▶ WHAT TO DO
Reproduce the material below line by line, beginning with its first line and ending with the line that contains "const fmt = (v: number)"; leave out pictures.

▶ COLLECTED MATERIAL
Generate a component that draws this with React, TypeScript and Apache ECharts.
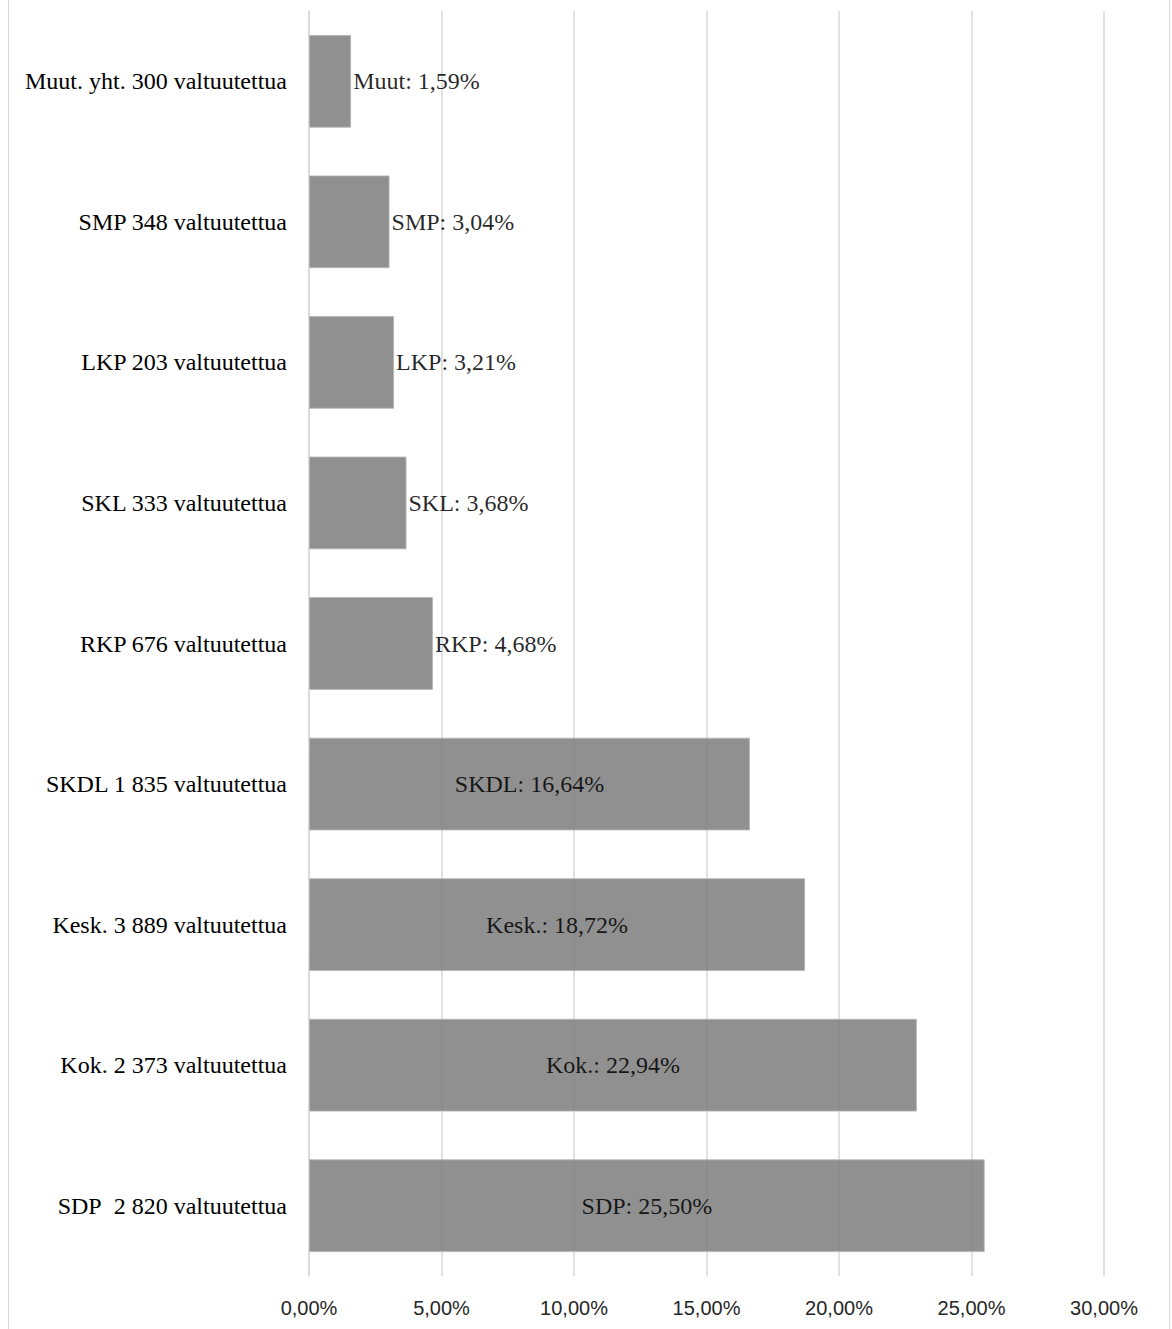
import React, { useEffect, useRef } from "react";
import * as echarts from "echarts";

const categories = [
  "Muut. yht. 300 valtuutettua",
  "SMP 348 valtuutettua",
  "LKP 203 valtuutettua",
  "SKL 333 valtuutettua",
  "RKP 676 valtuutettua",
  "SKDL 1 835 valtuutettua",
  "Kesk. 3 889 valtuutettua",
  "Kok. 2 373 valtuutettua",
  "SDP\u00a0 2 820 valtuutettua",
];
const shortNames = ["Muut", "SMP", "LKP", "SKL", "RKP", "SKDL", "Kesk.", "Kok.", "SDP"];
const values = [1.59, 3.04, 3.21, 3.68, 4.68, 16.64, 18.72, 22.94, 25.5];
const labelInside = [false, false, false, false, false, true, true, true, true];

const fmt = (v: number) => v.toFixed(2).replace(".", ",") + "%";

export default function App() {
  const ref = useRef<HTMLDivElement>(null);
  useEffect(() => {
    if (!ref.current) return;
    const chart = echarts.init(ref.current, undefined, { renderer: "svg" });
    chart.setOption({
      animation: false,
      backgroundColor: "#ffffff",
      grid: { left: 300, right: 65, top: 11, bottom: 53, containLabel: false },
      xAxis: {
        type: "value",
        min: 0,
        max: 30,
        interval: 5,
        axisLine: { show: false },
        axisTick: { show: false },
        splitLine: { show: true, lineStyle: { color: "#d9d9d9", width: 1.5 } },
        axisLabel: {
          margin: 22,
          fontFamily: "Liberation Sans",
          fontSize: 20,
          color: "#262626",
          formatter: (v: number) => fmt(v),
        },
      },
      yAxis: {
        type: "category",
        inverse: true,
        data: categories,
        axisLine: { show: true, lineStyle: { color: "#d9d9d9", width: 1.5 } },
        axisTick: { show: false },
        axisLabel: {
          margin: 22,
          fontFamily: "Liberation Serif",
          fontSize: 24,
          color: "#000000",
        },
      },
      series: [
        {
          type: "bar",
          barCategoryGap: "34%",
          data: values.map((v, i) => ({
            value: v,
            label: labelInside[i]
              ? { position: "inside" }
              : { position: "right", distance: 2 },
          })),
          itemStyle: {
            color: "#7c7c7c",
            opacity: 0.85,
            borderColor: "#b5b5b5",
            borderWidth: 1,
          },
          label: {
            show: true,
            fontFamily: "Liberation Serif",
            fontSize: 24,
            color: "#000000",
            formatter: (p: any) => shortNames[p.dataIndex] + ": " + fmt(p.value),
          },
        },
      ],
    });
    return () => chart.dispose();
  }, []);
  return (
    <div
      style={{
        position: "absolute",
        left: 8,
        top: 0,
        width: 1160,
        height: 1329,
        borderLeft: "1.5px solid #d9d9d9",
        borderRight: "1.5px solid #d9d9d9",
      }}
    >
      <div ref={ref} style={{ width: 1160, height: 1329 }} />
    </div>
  );
}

▶ IN RESPONSE
Generate a component that draws this with React, TypeScript and Apache ECharts.
import React, { useEffect, useRef } from "react";
import * as echarts from "echarts";

const categories = [
  "Muut. yht. 300 valtuutettua",
  "SMP 348 valtuutettua",
  "LKP 203 valtuutettua",
  "SKL 333 valtuutettua",
  "RKP 676 valtuutettua",
  "SKDL 1 835 valtuutettua",
  "Kesk. 3 889 valtuutettua",
  "Kok. 2 373 valtuutettua",
  "SDP\u00a0 2 820 valtuutettua",
];
const shortNames = ["Muut", "SMP", "LKP", "SKL", "RKP", "SKDL", "Kesk.", "Kok.", "SDP"];
const values = [1.59, 3.04, 3.21, 3.68, 4.68, 16.64, 18.72, 22.94, 25.5];
const labelInside = [false, false, false, false, false, true, true, true, true];

const fmt = (v: number) => v.toFixed(2).replace(".", ",") + "%";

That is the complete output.